Below is a listing; write it out exactly and drop any images from it.

(Entries with chart source code)
——

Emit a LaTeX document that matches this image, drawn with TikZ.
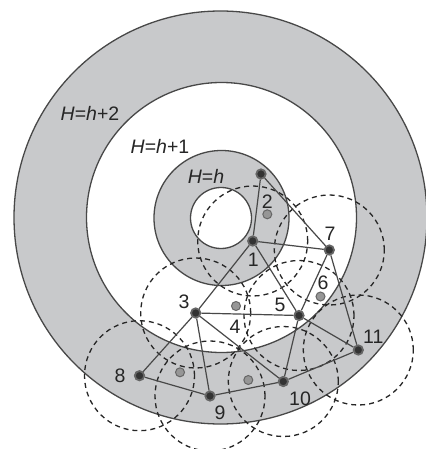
\documentclass[tikz,border=0pt]{standalone}
\usepackage{fontspec}
\setmainfont{Liberation Sans}
\definecolor{ringgray}{RGB}{200,201,203}
\definecolor{linegray}{RGB}{72,72,72}
\definecolor{dotgray}{RGB}{150,150,150}
\begin{document}
\begin{tikzpicture}[x=1pt, y=-1pt,
    font=\fontsize{19.5}{20}\selectfont,
    ring/.style={draw=linegray, line width=1.3pt},
    commrange/.style={draw=black!85, line width=1.3pt, dash pattern=on 5pt off 4pt},
    link/.style={draw=linegray, line width=1.2pt},
    anchornode/.style={circle, fill=black!80, draw=black!60, line width=1.2pt,
      inner sep=0pt, minimum size=10pt},
    unknode/.style={circle, fill=dotgray, draw=black!60, line width=1pt,
      inner sep=0pt, minimum size=9pt},
    lbl/.style={text=black!85, inner sep=0pt}]

  \useasboundingbox (0,0) rectangle (425,449);

  % ---- hop rings ----
  \draw[ring, fill=ringgray] (220.5,217.5) circle[radius=206.5pt];
  \draw[ring, fill=white] (221.5,217.5) circle[radius=135pt];
  \draw[ring, fill=ringgray] (221.5,218) circle[radius=67.5pt];
  \draw[ring, fill=white] (221,218) circle[radius=30.5pt];

  \node[lbl] (h2) at (90,113.5) {\textit{H}=\textit{h}+2};
  \node[lbl] (h1) at (160,146.5) {\textit{H}=\textit{h}+1};
  \node[lbl] (h0) at (206,176) {\textit{H}=\textit{h}};

  % ---- sensor nodes ----
  \node[anchornode] (src) at (261,174) {};
  \node[anchornode] (n1) at (252.7,241) {};
  \node[anchornode] (n7) at (329.3,250) {};
  \node[anchornode] (n3) at (195.7,313) {};
  \node[anchornode] (n5) at (299,315.5) {};
  \node[anchornode] (n11) at (358.3,350) {};
  \node[anchornode] (n8) at (139.5,375.7) {};
  \node[anchornode] (n9) at (210,396) {};
  \node[anchornode] (n10) at (283.3,381.5) {};

  % ---- communication ranges ----
  \foreach \n in {n1,n7,n3,n5,n11,n8,n9,n10}
    \draw[commrange] (\n.center) circle[radius=55pt];

  % ---- links ----
  \draw[link] (src) -- (n1);
  \draw[link] (src) -- (n7);
  \draw[link] (n1) -- (n7);
  \draw[link] (n1) -- (n3);
  \draw[link] (n1) -- (n5);
  \draw[link] (n7) -- (n5);
  \draw[link] (n7) -- (n11);
  \draw[link] (n3) -- (n5);
  \draw[link] (n3) -- (n8);
  \draw[link] (n3) -- (n9);
  \draw[link] (n3) -- (n10);
  \draw[link] (n5) -- (n10);
  \draw[link] (n5) -- (n11);
  \draw[link] (n8) -- (n9);
  \draw[link] (n9) -- (n10);
  \draw[link] (n10) -- (n11);

  % redraw nodes on top of the links
  \foreach \n in {src,n1,n7,n3,n5,n11,n8,n9,n10}
    \draw[black!60, fill=black!80, line width=1.2pt] (\n.center) circle[radius=4.4pt];

  % ---- unknown positions ----
  \node[unknode] (u2) at (267.3,214.3) {};
  \node[unknode] (u4) at (236,306) {};
  \node[unknode] (u6) at (320.5,296.5) {};
  \node[unknode] (ua) at (180,372.3) {};
  \node[unknode] (ub) at (248.3,380) {};

  % ---- labels ----
  \node[lbl] (l1) at (253.3,259.5) {1};
  \node[lbl] (l2) at (267.3,201.5) {2};
  \node[lbl] (l3) at (184,301.7) {3};
  \node[lbl] (l4) at (235,326.7) {4};
  \node[lbl] (l5) at (280,305) {5};
  \node[lbl] (l6) at (323,282.3) {6};
  \node[lbl] (l7) at (330,233.3) {7};
  \node[lbl] (l8) at (120,375.7) {8};
  \node[lbl] (l9) at (220,412.3) {9};
  \node[lbl] (l10) at (300,398.3) {10};
  \node[lbl] (l11) at (373.3,336.7) {11};

\end{tikzpicture}
\end{document}
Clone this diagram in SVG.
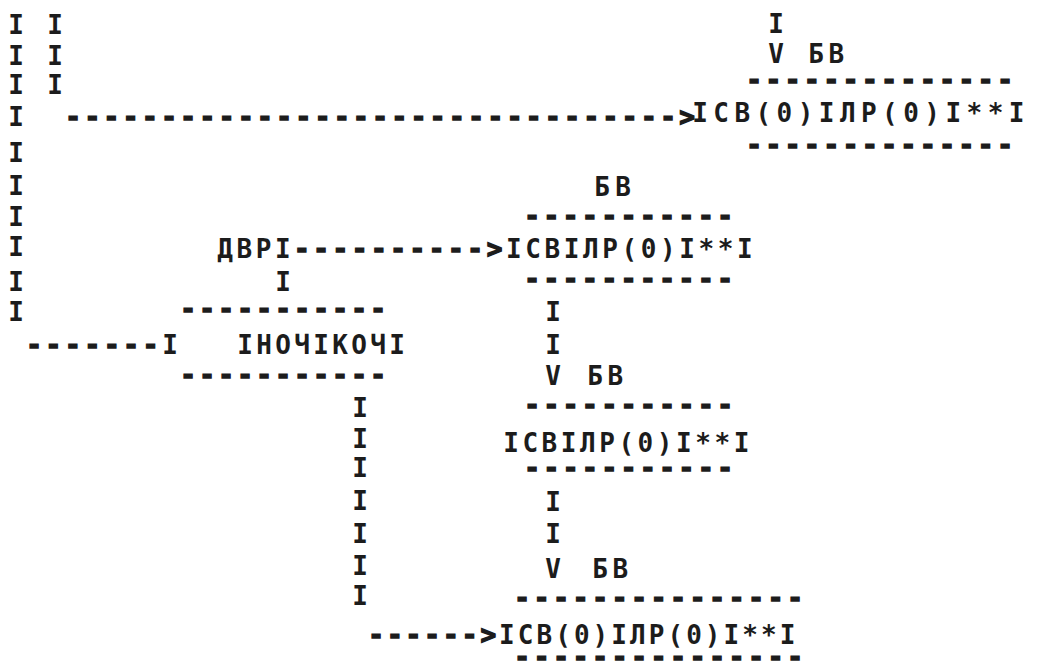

——

Solution:
Emit a LaTeX document that matches this image, drawn with TikZ.
\documentclass[tikz,border=0pt]{standalone}
\usepackage{fontspec}
\setmainfont{Liberation Sans}
\definecolor{ringgray}{RGB}{200,201,203}
\definecolor{linegray}{RGB}{72,72,72}
\definecolor{dotgray}{RGB}{150,150,150}
\begin{document}
\begin{tikzpicture}[x=1pt, y=-1pt,
    font=\fontsize{19.5}{20}\selectfont,
    ring/.style={draw=linegray, line width=1.3pt},
    commrange/.style={draw=black!85, line width=1.3pt, dash pattern=on 5pt off 4pt},
    link/.style={draw=linegray, line width=1.2pt},
    anchornode/.style={circle, fill=black!80, draw=black!60, line width=1.2pt,
      inner sep=0pt, minimum size=10pt},
    unknode/.style={circle, fill=dotgray, draw=black!60, line width=1pt,
      inner sep=0pt, minimum size=9pt},
    lbl/.style={text=black!85, inner sep=0pt}]

  \useasboundingbox (0,0) rectangle (425,449);

  % ---- hop rings ----
  \draw[ring, fill=ringgray] (220.5,217.5) circle[radius=206.5pt];
  \draw[ring, fill=white] (221.5,217.5) circle[radius=135pt];
  \draw[ring, fill=ringgray] (221.5,218) circle[radius=67.5pt];
  \draw[ring, fill=white] (221,218) circle[radius=30.5pt];

  \node[lbl] (h2) at (90,113.5) {\textit{H}=\textit{h}+2};
  \node[lbl] (h1) at (160,146.5) {\textit{H}=\textit{h}+1};
  \node[lbl] (h0) at (206,176) {\textit{H}=\textit{h}};

  % ---- sensor nodes ----
  \node[anchornode] (src) at (261,174) {};
  \node[anchornode] (n1) at (252.7,241) {};
  \node[anchornode] (n7) at (329.3,250) {};
  \node[anchornode] (n3) at (195.7,313) {};
  \node[anchornode] (n5) at (299,315.5) {};
  \node[anchornode] (n11) at (358.3,350) {};
  \node[anchornode] (n8) at (139.5,375.7) {};
  \node[anchornode] (n9) at (210,396) {};
  \node[anchornode] (n10) at (283.3,381.5) {};

  % ---- communication ranges ----
  \foreach \n in {n1,n7,n3,n5,n11,n8,n9,n10}
    \draw[commrange] (\n.center) circle[radius=55pt];

  % ---- links ----
  \draw[link] (src) -- (n1);
  \draw[link] (src) -- (n7);
  \draw[link] (n1) -- (n7);
  \draw[link] (n1) -- (n3);
  \draw[link] (n1) -- (n5);
  \draw[link] (n7) -- (n5);
  \draw[link] (n7) -- (n11);
  \draw[link] (n3) -- (n5);
  \draw[link] (n3) -- (n8);
  \draw[link] (n3) -- (n9);
  \draw[link] (n3) -- (n10);
  \draw[link] (n5) -- (n10);
  \draw[link] (n5) -- (n11);
  \draw[link] (n8) -- (n9);
  \draw[link] (n9) -- (n10);
  \draw[link] (n10) -- (n11);

  % redraw nodes on top of the links
  \foreach \n in {src,n1,n7,n3,n5,n11,n8,n9,n10}
    \draw[black!60, fill=black!80, line width=1.2pt] (\n.center) circle[radius=4.4pt];

  % ---- unknown positions ----
  \node[unknode] (u2) at (267.3,214.3) {};
  \node[unknode] (u4) at (236,306) {};
  \node[unknode] (u6) at (320.5,296.5) {};
  \node[unknode] (ua) at (180,372.3) {};
  \node[unknode] (ub) at (248.3,380) {};

  % ---- labels ----
  \node[lbl] (l1) at (253.3,259.5) {1};
  \node[lbl] (l2) at (267.3,201.5) {2};
  \node[lbl] (l3) at (184,301.7) {3};
  \node[lbl] (l4) at (235,326.7) {4};
  \node[lbl] (l5) at (280,305) {5};
  \node[lbl] (l6) at (323,282.3) {6};
  \node[lbl] (l7) at (330,233.3) {7};
  \node[lbl] (l8) at (120,375.7) {8};
  \node[lbl] (l9) at (220,412.3) {9};
  \node[lbl] (l10) at (300,398.3) {10};
  \node[lbl] (l11) at (373.3,336.7) {11};

\end{tikzpicture}
\end{document}
Clone this diagram in SVG.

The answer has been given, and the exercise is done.